A mockingbird singing while in the mood to perform its territorial and mating display is one of the most spectacular of vocal performances.  From a high vantage point the male bird flies straight up–ten feet or as much as fifty–while singing.  It sings all the way up, and keeps singing as it tumbles flamboyantly back down, wings extended, as if falling helplessly–and returns precisely to the same perch.  And it does this again and again, flashing the white bars on its gray wings as, in order to demonstrate utter mastery, it mimics disastrous disability.

Ottorino Respighi (1879-1936), the Italian composer, included in his score for the lovely “Pines of Rome” a recording of a nightingale.  Never having heard a live performance by a nightingale, I can’t help wishing that Respighi had auditioned a talented mockingbird for the part, too, before making up his mind.

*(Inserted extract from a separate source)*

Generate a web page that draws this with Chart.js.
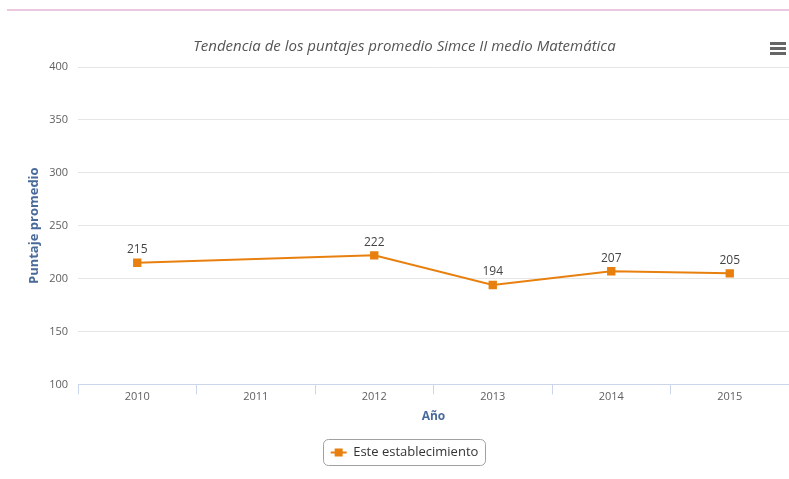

(The talent of individual birds does vary.  Where I grew up in East Texas, in a mostly very open stretch of land with few trees, there were plenty of mockingbirds, but they did not seem to be interested in singing, or very good at it, and mostly made a lot of imitative sounds of telephones, machine squeaks, whistles, and sirens, and inserted a lot of their own noisy buzzes–a kind of bird-tongued raspberry.  I wonder what it was that led them to sing so poorly, or failed to teach them to sing well.  There is, after all, song culture; and while human schools can be the worst in the whole warm-blooded world when they are located in poor or fanatic communities, condemning children to ignorance that is imposed on them by those who should nurture them instead, songbird communities, too, although more benign than our own, overall, apparently do better or worse jobs in teaching their young to sing.)

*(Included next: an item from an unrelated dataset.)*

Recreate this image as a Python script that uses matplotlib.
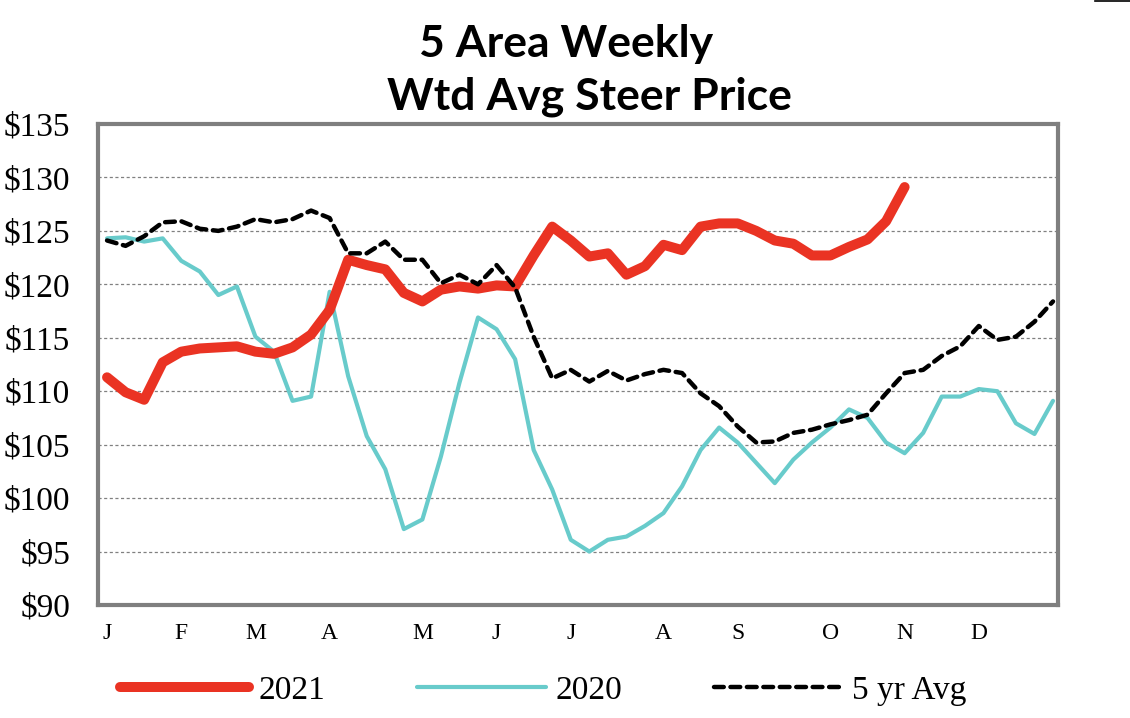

Although mockingbirds have been extending their geographical range northward for decades, I have not yet heard one in Evanston.  So I love to hear them in North Carolina.  By chance I was able to attend an unforgettable mid-afternoon display performance in Swannanoa several summers ago that was so varied and so long, while the bird was so acrobatic in mid-air, that I was sorry it had not been the culminating poetry reading in the series of them by faculty and students that was going on indoors 100 yards away each night.  After all, mockingbirds sing at night, too.  (And, I should add, that’s a song in a different mood.  According to ornithological sources, male mockingbirds who have not found a mate sing more than those who have, and only the lonely ones sing at night.)

I came out of a building and the performance was already in progress, I listened for half an hour, and then had to tear myself away from this spectacle and go to a workshop, so I don’t know how long the bird went on.  He was working from the peak of the roof of a building, as if to imply that however well we were all singing, he was on campus, too, and we couldn’t touch him.

I suppose that young birds instinctively take in some of what they hear their elders singing, and learn not only within their own families but also from competing singers.  And then at maturity the males must out-sing their competitors for territory and mates, and, like poets and fiction writers, are good at stealing.  Art not only imitates both art and nature, but is in some sense both nature and art.  But we have nothing to teach the mockingbird.  We have misnamed it, too, in English–better if we had called it the mimicbird…  unless it is mocking us with its virtuosity.